-- begin TASK INPUTS --

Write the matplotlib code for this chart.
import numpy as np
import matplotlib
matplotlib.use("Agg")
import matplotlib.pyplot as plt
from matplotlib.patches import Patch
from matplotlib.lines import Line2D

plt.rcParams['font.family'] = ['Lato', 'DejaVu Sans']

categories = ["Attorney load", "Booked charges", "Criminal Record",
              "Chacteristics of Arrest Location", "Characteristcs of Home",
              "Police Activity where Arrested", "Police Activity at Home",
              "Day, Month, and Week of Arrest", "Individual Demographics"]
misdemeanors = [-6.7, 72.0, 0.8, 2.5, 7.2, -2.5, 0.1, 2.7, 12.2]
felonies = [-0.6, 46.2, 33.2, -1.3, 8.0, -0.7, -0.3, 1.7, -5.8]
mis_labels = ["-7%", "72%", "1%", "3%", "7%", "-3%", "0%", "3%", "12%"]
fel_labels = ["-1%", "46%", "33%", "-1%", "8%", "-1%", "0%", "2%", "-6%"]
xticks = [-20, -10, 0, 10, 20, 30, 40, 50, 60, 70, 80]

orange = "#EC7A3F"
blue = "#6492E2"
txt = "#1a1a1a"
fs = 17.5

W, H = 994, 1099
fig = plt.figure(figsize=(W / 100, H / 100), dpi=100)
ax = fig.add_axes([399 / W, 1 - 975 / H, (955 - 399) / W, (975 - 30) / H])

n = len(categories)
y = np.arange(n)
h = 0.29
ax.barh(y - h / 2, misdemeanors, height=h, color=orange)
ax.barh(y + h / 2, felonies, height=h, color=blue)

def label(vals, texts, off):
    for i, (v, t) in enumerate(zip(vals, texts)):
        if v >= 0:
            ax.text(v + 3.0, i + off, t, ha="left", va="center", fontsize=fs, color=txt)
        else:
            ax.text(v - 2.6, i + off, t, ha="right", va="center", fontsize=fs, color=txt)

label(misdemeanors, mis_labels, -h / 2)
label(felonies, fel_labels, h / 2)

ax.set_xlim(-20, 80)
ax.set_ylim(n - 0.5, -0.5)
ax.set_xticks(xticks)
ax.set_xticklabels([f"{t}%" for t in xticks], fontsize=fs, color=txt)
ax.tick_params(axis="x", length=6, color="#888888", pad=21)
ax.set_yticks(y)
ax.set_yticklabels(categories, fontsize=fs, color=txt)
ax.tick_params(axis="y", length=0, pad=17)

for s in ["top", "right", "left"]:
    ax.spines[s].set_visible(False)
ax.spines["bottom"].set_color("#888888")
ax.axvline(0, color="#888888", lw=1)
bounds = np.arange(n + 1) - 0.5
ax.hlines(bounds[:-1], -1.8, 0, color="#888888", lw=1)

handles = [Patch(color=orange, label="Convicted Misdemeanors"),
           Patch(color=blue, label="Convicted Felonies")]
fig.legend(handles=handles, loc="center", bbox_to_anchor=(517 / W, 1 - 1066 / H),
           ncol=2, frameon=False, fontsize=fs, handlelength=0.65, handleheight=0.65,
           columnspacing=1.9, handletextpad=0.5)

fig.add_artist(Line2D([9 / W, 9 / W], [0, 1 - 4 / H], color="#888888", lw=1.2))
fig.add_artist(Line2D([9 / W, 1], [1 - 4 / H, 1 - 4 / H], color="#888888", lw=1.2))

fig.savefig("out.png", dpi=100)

-- end TASK INPUTS --
-- begin TASK INPUTS --

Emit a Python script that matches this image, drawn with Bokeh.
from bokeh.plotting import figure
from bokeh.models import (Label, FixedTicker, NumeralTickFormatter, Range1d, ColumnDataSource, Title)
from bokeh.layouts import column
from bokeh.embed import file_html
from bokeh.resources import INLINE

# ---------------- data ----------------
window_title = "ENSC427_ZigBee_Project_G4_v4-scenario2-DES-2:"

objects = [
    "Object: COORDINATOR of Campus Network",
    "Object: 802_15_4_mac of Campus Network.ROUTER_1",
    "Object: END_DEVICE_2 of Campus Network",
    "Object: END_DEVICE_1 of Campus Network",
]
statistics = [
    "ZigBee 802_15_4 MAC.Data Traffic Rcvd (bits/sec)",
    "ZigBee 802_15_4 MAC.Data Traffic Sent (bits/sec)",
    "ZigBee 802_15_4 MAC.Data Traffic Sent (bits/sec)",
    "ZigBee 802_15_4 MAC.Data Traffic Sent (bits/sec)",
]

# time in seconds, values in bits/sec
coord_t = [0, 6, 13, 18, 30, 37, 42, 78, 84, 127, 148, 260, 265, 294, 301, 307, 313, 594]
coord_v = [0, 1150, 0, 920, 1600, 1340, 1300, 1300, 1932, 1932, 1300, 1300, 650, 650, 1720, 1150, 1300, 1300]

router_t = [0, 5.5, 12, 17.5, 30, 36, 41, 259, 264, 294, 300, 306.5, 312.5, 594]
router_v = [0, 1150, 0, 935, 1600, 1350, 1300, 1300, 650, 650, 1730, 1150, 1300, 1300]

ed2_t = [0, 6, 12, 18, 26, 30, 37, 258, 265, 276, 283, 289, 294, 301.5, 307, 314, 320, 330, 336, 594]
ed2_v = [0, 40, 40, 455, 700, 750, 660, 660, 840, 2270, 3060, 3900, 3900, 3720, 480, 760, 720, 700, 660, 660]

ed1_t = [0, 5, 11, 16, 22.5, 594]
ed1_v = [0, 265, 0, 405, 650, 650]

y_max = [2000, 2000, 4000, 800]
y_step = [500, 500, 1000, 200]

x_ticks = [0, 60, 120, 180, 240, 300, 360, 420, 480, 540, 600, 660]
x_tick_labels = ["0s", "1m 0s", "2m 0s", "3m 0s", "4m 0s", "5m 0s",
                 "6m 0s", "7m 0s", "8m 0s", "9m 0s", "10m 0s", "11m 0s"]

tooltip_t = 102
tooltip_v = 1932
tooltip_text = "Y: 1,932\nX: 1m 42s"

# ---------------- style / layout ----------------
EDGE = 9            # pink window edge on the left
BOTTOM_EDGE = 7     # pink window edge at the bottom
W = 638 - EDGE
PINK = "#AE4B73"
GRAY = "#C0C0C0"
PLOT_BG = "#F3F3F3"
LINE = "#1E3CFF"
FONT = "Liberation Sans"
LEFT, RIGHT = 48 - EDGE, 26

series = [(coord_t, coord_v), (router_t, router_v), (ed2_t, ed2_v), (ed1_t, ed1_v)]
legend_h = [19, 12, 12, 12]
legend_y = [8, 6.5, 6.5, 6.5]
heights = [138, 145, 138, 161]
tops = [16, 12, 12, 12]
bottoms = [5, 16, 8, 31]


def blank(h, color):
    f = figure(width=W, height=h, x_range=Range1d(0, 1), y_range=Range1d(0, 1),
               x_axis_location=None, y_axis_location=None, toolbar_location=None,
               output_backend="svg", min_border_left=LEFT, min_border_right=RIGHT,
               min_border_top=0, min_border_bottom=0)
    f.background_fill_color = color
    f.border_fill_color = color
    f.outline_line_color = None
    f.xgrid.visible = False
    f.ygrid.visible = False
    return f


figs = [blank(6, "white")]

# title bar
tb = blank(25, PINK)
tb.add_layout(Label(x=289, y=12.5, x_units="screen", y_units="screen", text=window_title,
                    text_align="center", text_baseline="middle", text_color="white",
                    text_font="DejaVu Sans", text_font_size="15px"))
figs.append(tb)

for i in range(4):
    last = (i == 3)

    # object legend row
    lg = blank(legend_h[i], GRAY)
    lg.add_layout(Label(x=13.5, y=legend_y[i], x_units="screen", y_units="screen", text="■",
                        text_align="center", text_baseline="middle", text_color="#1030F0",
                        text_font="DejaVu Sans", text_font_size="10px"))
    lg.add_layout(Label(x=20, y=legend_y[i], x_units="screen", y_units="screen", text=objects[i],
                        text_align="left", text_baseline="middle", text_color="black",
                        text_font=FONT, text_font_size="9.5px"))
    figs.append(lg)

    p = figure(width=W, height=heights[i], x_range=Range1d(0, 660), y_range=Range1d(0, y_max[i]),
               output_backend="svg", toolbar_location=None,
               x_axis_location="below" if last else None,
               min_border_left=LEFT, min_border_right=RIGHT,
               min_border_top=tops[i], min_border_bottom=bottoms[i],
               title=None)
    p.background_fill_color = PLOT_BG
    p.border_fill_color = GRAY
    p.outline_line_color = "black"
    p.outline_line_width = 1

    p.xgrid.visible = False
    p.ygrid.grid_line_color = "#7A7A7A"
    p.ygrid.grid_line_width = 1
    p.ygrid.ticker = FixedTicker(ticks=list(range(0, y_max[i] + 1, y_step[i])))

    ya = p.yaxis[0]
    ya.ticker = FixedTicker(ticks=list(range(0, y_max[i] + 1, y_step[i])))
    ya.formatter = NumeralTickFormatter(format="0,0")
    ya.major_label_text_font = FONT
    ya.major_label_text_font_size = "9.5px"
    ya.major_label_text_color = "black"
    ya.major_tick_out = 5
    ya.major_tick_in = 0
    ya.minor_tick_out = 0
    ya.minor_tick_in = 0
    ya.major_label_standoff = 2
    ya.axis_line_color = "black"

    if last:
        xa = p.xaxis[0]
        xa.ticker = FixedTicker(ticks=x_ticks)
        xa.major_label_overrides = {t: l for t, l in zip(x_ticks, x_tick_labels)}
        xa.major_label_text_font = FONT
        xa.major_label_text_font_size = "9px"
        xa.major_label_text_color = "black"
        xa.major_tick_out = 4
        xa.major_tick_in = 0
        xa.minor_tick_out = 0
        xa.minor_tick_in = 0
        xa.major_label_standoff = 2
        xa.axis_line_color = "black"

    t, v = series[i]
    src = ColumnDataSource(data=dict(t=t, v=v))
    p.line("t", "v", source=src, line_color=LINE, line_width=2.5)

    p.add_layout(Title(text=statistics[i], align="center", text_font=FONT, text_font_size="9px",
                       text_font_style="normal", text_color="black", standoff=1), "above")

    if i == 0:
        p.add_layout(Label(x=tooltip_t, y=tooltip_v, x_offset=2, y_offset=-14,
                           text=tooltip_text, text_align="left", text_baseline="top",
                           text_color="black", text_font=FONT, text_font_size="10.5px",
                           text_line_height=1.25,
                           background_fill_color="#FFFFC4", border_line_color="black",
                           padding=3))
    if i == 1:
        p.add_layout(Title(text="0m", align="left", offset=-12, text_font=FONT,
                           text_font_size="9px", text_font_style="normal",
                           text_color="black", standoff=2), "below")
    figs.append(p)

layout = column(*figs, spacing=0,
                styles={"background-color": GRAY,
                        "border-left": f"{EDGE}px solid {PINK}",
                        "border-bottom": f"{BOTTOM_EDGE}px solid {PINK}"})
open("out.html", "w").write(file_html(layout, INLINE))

-- end TASK INPUTS --

▸ WHAT THE TASK ASKS
Extract the span of lines that starts with the line containing "Write the matplotlib code for this chart." and ends with the line containing "plt.rcParams['font.family'] = ['Lato', 'DejaVu". Keep it exact and add nothing.

▸ TASK SOLUTION
Write the matplotlib code for this chart.
import numpy as np
import matplotlib
matplotlib.use("Agg")
import matplotlib.pyplot as plt
from matplotlib.patches import Patch
from matplotlib.lines import Line2D

plt.rcParams['font.family'] = ['Lato', 'DejaVu Sans']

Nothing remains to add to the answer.